**Problem requirements:** Your task is to retype the lines from the opening of the material through the line that includes "const yDomain = [0.2, 2.5];". Do not copy the pictures.

**Given material:**
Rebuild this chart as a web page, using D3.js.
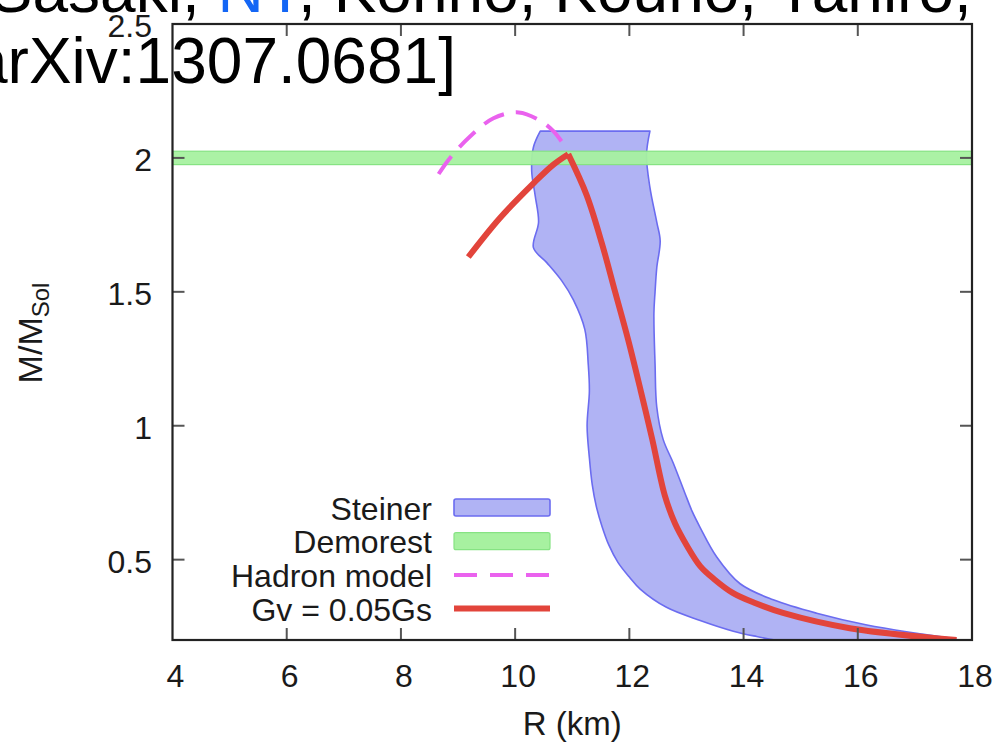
<!DOCTYPE html>
<html>
<head>
<meta charset="utf-8">
<script src="https://cdn.jsdelivr.net/npm/d3@7"></script>
<style>
  body { margin: 0; background: #fff; }
  svg { display: block; font-family: "Liberation Sans", Arial, Helvetica, sans-serif; }
</style>
</head>
<body>
<svg id="chart" width="999" height="742"></svg>
<script>
// ---- data (R in km, M in solar masses) ----
const xTicks = [4, 6, 8, 10, 12, 14, 16, 18];
const yTicks = [0.5, 1, 1.5, 2, 2.5];
const xDomain = [4, 18];
const yDomain = [0.2, 2.5];

// Steiner band: left edge and right edge, top to bottom
const steinerLeft = [
  [10.44, 2.10], [10.32, 2.04], [10.29, 1.95], [10.35, 1.86], [10.41, 1.76], [10.32, 1.665],
  [10.55, 1.61], [10.82, 1.54], [11.02, 1.47], [11.22, 1.36], [11.28, 1.23], [11.30, 1.13],
  [11.26, 1.00], [11.30, 0.88], [11.35, 0.78], [11.42, 0.70], [11.52, 0.625], [11.64, 0.555],
  [11.80, 0.49], [12.00, 0.435], [12.19, 0.39], [12.65, 0.322], [13.24, 0.273], [13.82, 0.233],
  [14.23, 0.213], [14.55, 0.20]
];
const steinerRight = [
  [12.36, 2.10], [12.30, 2.01], [12.36, 1.89], [12.48, 1.76], [12.54, 1.69], [12.48, 1.59],
  [12.45, 1.50], [12.43, 1.42], [12.45, 1.23], [12.48, 1.07], [12.59, 0.95], [12.77, 0.86],
  [12.97, 0.75], [13.10, 0.68], [13.24, 0.62], [13.53, 0.51], [13.94, 0.41], [14.52, 0.35],
  [15.28, 0.30], [16.16, 0.256], [17.03, 0.225], [17.67, 0.205], [17.75, 0.20]
];
// Demorest band (M range)
const demorest = [1.975, 2.025];
// Hadron model (dashed)
const hadron = [
  [8.66, 1.94], [8.86, 2.00], [9.21, 2.08], [9.62, 2.148], [10.06, 2.17],
  [10.43, 2.14], [10.67, 2.10], [10.90, 2.035]
];
// Gv = 0.05Gs
const gvCurve = [
  [9.18, 1.63], [9.73, 1.775], [10.32, 1.905], [10.67, 1.975], [10.93, 2.014],
  [11.25, 1.862], [11.52, 1.68], [11.75, 1.50], [11.98, 1.32], [12.20, 1.13],
  [12.40, 0.95], [12.62, 0.74], [12.80, 0.635], [13.00, 0.555],
  [13.24, 0.476], [13.48, 0.428], [13.81, 0.376], [14.20, 0.338], [14.69, 0.301],
  [15.86, 0.244], [17.73, 0.20]
];
const legendLabels = ['Steiner', 'Demorest', 'Hadron model', 'Gv = 0.05Gs'];
const titleLine1 = [
  { t: '[Sasaki, ', c: '#000' },
  { t: 'NY', c: '#1466f5' },
  { t: ', Kohno, Kouno, Yahiro,', c: '#000' }
];
const titleLine2 = 'arXiv:1307.0681]';

// ---- colours ----
const C = {
  bandFill: '#b0b3f4', bandEdge: '#6b6cf0',
  green: '#a7f1a0', greenEdge: '#86e383',
  magenta: '#ea62ee', red: '#e2443b',
  frame: '#222', tick: '#555', text: '#1a1a1a'
};

const svg = d3.select('#chart');
const plot = { left: 172.5, right: 972, top: 24, bottom: 640 };
const x = d3.scaleLinear().domain(xDomain).range([plot.left, plot.right]);
const y = d3.scaleLinear().domain(yDomain).range([plot.bottom, plot.top]);

svg.append('rect').attr('width', 999).attr('height', 742).attr('fill', '#fff');

svg.append('clipPath').attr('id', 'clip')
  .append('rect')
  .attr('x', plot.left).attr('y', plot.top)
  .attr('width', plot.right - plot.left).attr('height', plot.bottom - plot.top);

const g = svg.append('g').attr('clip-path', 'url(#clip)');

// Steiner band
const smooth = d3.line().x(d => x(d[0])).y(d => y(d[1])).curve(d3.curveCatmullRom.alpha(0.5));
const leftPath = smooth(steinerLeft);
const rightPath = smooth(steinerRight.slice().reverse()).replace(/^M/, 'L');
g.append('path')
  .attr('d', leftPath + rightPath + 'Z')
  .attr('fill', C.bandFill)
  .attr('stroke', C.bandEdge)
  .attr('stroke-width', 1.6)
  .attr('stroke-linejoin', 'round');

// Demorest band
g.append('rect')
  .attr('x', plot.left).attr('width', plot.right - plot.left)
  .attr('y', y(demorest[1])).attr('height', y(demorest[0]) - y(demorest[1]))
  .attr('fill', C.green).attr('fill-opacity', 0.95)
  .attr('stroke', C.greenEdge).attr('stroke-width', 1.2);

// Hadron model
g.append('path')
  .attr('d', smooth(hadron))
  .attr('fill', 'none')
  .attr('stroke', C.magenta)
  .attr('stroke-width', 4)
  .attr('stroke-dasharray', '22,12');

// Gv curve: sharp cusp at the maximum mass
const peak = d3.maxIndex(gvCurve, d => d[1]);
[gvCurve.slice(0, peak + 1), gvCurve.slice(peak)].forEach(branch => {
  g.append('path')
    .attr('d', smooth(branch))
    .attr('fill', 'none')
    .attr('stroke', C.red)
    .attr('stroke-width', 6)
    .attr('stroke-linecap', 'butt')
    .attr('stroke-linejoin', 'miter');
});

// Frame and inward ticks on all four sides
const axes = svg.append('g');
const tickLen = 12;
xTicks.filter(v => v > xDomain[0] && v < xDomain[1]).forEach(v => {
  axes.append('line').attr('x1', x(v)).attr('x2', x(v))
    .attr('y1', plot.bottom).attr('y2', plot.bottom - tickLen)
    .attr('stroke', C.tick).attr('stroke-width', 2);
  axes.append('line').attr('x1', x(v)).attr('x2', x(v))
    .attr('y1', plot.top).attr('y2', plot.top + tickLen)
    .attr('stroke', C.tick).attr('stroke-width', 2);
});
yTicks.filter(v => v < yDomain[1]).forEach(v => {
  axes.append('line').attr('x1', plot.left).attr('x2', plot.left + tickLen)
    .attr('y1', y(v)).attr('y2', y(v))
    .attr('stroke', C.tick).attr('stroke-width', 2);
  axes.append('line').attr('x1', plot.right).attr('x2', plot.right - tickLen)
    .attr('y1', y(v)).attr('y2', y(v))
    .attr('stroke', C.tick).attr('stroke-width', 2);
});
axes.append('rect')
  .attr('x', plot.left).attr('y', plot.top)
  .attr('width', plot.right - plot.left).attr('height', plot.bottom - plot.top)
  .attr('fill', 'none').attr('stroke', C.frame).attr('stroke-width', 2.2);

// Tick labels
axes.selectAll('text.xt').data(xTicks).join('text')
  .attr('class', 'xt')
  .attr('x', d => x(d) + 3).attr('y', 676)
  .attr('text-anchor', 'middle').attr('dominant-baseline', 'central')
  .attr('font-size', 32).attr('fill', C.text)
  .text(d => d);
axes.selectAll('text.yt').data(yTicks).join('text')
  .attr('class', 'yt')
  .attr('x', 152).attr('y', d => y(d) + 2)
  .attr('text-anchor', 'end').attr('dominant-baseline', 'central')
  .attr('font-size', 32).attr('fill', C.text)
  .text(d => d);

// Axis titles
svg.append('text')
  .attr('x', (plot.left + plot.right) / 2).attr('y', 723)
  .attr('text-anchor', 'middle').attr('dominant-baseline', 'central')
  .attr('font-size', 33).attr('fill', C.text)
  .text('R (km)');
const yl = svg.append('text')
  .attr('transform', 'translate(42,333) rotate(-90)')
  .attr('text-anchor', 'middle')
  .attr('font-size', 34).attr('fill', C.text);
yl.append('tspan').text('M/M');
yl.append('tspan').attr('font-size', 24).attr('dy', 7).text('Sol');

// Legend
const lg = svg.append('g');
const rowY = i => 507.5 + i * 33.7;
const sw = { x1: 454, x2: 550 };
legendLabels.forEach((label, i) => {
  lg.append('text')
    .attr('x', 432).attr('y', rowY(i) + 1)
    .attr('text-anchor', 'end').attr('dominant-baseline', 'central')
    .attr('font-size', 32).attr('fill', C.text)
    .text(label);
});
lg.append('rect').attr('x', sw.x1).attr('y', rowY(0) - 8.5)
  .attr('width', sw.x2 - sw.x1).attr('height', 17).attr('rx', 2)
  .attr('fill', C.bandFill).attr('stroke', C.bandEdge).attr('stroke-width', 1.6);
lg.append('rect').attr('x', sw.x1).attr('y', rowY(1) - 8.5)
  .attr('width', sw.x2 - sw.x1).attr('height', 17).attr('rx', 2)
  .attr('fill', C.green).attr('stroke', C.greenEdge).attr('stroke-width', 1.2);
lg.append('line').attr('x1', sw.x1).attr('x2', sw.x2)
  .attr('y1', rowY(2)).attr('y2', rowY(2))
  .attr('stroke', C.magenta).attr('stroke-width', 4).attr('stroke-dasharray', '23,13');
lg.append('line').attr('x1', sw.x1).attr('x2', sw.x2)
  .attr('y1', rowY(3)).attr('y2', rowY(3))
  .attr('stroke', C.red).attr('stroke-width', 6);

// Slide text overlaid on the figure
const t1 = svg.append('text').attr('x', -28).attr('y', 12)
  .attr('font-size', 64).attr('fill', '#000');
titleLine1.forEach(s => t1.append('tspan').attr('fill', s.c).text(s.t));
svg.append('text').attr('x', -28).attr('y', 83)
  .attr('font-size', 64).attr('fill', '#000')
  .text(titleLine2);
</script>
</body>
</html>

**Response to the task:**
Rebuild this chart as a web page, using D3.js.
<!DOCTYPE html>
<html>
<head>
<meta charset="utf-8">
<script src="https://cdn.jsdelivr.net/npm/d3@7"></script>
<style>
  body { margin: 0; background: #fff; }
  svg { display: block; font-family: "Liberation Sans", Arial, Helvetica, sans-serif; }
</style>
</head>
<body>
<svg id="chart" width="999" height="742"></svg>
<script>
// ---- data (R in km, M in solar masses) ----
const xTicks = [4, 6, 8, 10, 12, 14, 16, 18];
const yTicks = [0.5, 1, 1.5, 2, 2.5];
const xDomain = [4, 18];
const yDomain = [0.2, 2.5];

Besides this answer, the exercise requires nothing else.